Sovereign funds pump $25.5 billion into global M&A: data

SINGAPORE Thu Sep 4, 2008 5:02am EDT

SINGAPORE (Reuters) - Sovereign funds have invested $25.5 billion so far this year to buy stakes in global companies such as Citigroup (C.N) and Merrill Lynch MER.N, up 66 percent from a year earlier, Thomson Reuters data showed on Thursday.

Sovereign funds such as Singapore's Temasek Holdings TEM.UL and the Abu Dhabi Investment Authority (ADIA) have become more influential in financial markets after investing in Wall Street and European banks hit by losses from risky U.S. mortgages.

These state-backed funds took part in 22 deals, of which 10 deals worth $9.1 billion involved Singapore's two sovereign funds, Temasek and the Government of Singapore Investment Corp (GIC), according to data up to Aug 28. For a table please click on

The bulk of activity was in the United States, where sovereign funds pumped in $15.8 billion in eight transactions, 62 percent of their global total and almost five times more than 2007's figure of $3.45 billion.

Ranking second was Russia, where Dubai World may invest $5.3 billion in Russian regional power firm OGK-1 OGK1.MM. Russia received no investment from sovereign funds in 2007.

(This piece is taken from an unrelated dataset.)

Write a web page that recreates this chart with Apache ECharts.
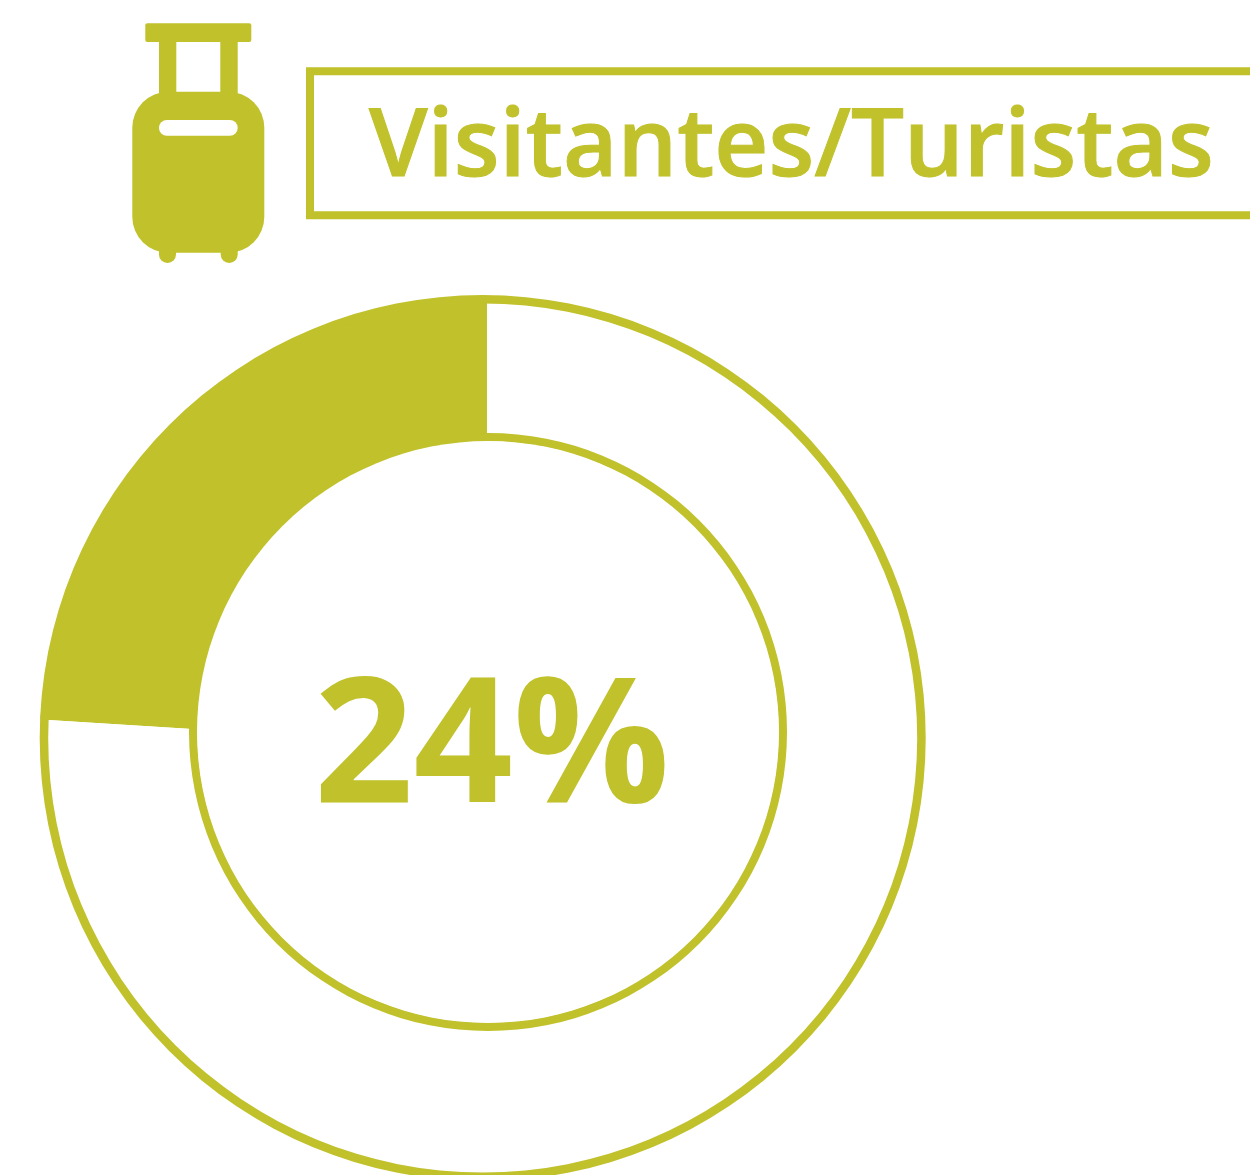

Sovereign funds, which are estimated to hold assets worth as much as $3 trillion, have ballooned in recent years as large Asian exporting countries such as China, and oil-rich nations such as Abu Dhabi and Russia, started putting part of their currency reserves into investment vehicles.

Some countries where the funds invest, such as the United States, are worried that acquisitions by the highly-secretive funds could open key domestic companies to foreign control, and that they could destabilize international markets with their large-scale investments.

Sovereign funds are expected to control $10 trillion in assets between them by 2012.

Global sovereign wealth funds said on Tuesday they had reached a preliminary agreement on a set of voluntary principles to guide their investment practices, and calm fears about their motives under the International Monetary Fund.